- [Task prompt] In the listing that follows, retype every line from the first through the one containing "import numpy as np". Pictures are to be left out.

- [Data segment]
......

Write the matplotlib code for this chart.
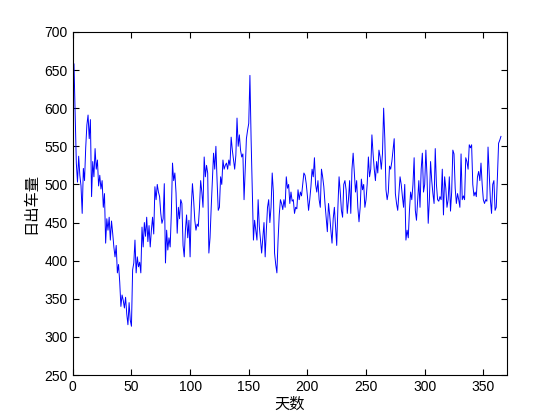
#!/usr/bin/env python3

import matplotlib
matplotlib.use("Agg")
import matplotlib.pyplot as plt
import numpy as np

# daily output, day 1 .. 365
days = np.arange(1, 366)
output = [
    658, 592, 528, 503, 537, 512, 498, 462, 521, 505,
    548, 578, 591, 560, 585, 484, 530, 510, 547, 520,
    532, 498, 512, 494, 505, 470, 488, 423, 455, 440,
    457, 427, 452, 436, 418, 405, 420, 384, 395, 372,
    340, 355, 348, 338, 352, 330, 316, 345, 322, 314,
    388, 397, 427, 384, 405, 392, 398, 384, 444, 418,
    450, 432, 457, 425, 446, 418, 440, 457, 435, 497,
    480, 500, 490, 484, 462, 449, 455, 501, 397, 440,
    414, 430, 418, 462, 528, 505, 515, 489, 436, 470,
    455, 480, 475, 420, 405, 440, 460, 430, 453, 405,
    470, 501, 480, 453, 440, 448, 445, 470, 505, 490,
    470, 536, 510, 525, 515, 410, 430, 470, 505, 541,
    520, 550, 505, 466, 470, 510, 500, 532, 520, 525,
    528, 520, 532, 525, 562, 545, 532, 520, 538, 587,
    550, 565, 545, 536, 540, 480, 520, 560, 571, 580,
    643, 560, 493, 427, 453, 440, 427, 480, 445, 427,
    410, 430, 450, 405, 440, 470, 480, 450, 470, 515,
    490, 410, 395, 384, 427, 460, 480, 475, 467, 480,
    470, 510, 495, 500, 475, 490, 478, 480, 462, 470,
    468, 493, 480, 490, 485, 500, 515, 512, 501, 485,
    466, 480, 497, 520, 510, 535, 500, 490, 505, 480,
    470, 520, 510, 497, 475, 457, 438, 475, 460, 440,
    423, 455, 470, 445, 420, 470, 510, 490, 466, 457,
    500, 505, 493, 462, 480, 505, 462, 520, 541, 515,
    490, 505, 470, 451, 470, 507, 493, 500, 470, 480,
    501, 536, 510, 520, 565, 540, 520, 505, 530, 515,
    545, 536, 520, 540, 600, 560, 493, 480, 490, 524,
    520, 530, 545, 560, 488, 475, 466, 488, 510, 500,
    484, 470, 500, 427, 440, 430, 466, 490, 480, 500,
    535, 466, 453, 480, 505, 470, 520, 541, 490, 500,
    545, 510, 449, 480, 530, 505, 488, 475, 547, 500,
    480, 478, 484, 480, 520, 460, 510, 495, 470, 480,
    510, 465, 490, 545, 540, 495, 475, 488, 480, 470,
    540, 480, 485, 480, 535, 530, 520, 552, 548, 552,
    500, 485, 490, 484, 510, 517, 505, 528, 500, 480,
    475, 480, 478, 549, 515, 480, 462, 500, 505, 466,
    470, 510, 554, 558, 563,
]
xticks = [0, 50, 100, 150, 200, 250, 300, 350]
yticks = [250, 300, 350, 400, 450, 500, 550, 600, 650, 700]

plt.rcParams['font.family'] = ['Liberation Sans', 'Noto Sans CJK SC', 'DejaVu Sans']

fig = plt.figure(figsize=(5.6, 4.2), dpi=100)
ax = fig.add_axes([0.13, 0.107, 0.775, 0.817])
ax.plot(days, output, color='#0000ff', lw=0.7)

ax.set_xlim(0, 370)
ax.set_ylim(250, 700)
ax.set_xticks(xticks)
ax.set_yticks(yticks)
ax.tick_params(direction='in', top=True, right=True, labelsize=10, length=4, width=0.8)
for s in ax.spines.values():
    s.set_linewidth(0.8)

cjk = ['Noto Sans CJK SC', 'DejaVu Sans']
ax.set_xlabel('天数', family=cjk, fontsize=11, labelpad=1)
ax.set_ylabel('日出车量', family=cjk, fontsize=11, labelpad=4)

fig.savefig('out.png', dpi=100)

......

- [Complete response]
Write the matplotlib code for this chart.
#!/usr/bin/env python3

import matplotlib
matplotlib.use("Agg")
import matplotlib.pyplot as plt
import numpy as np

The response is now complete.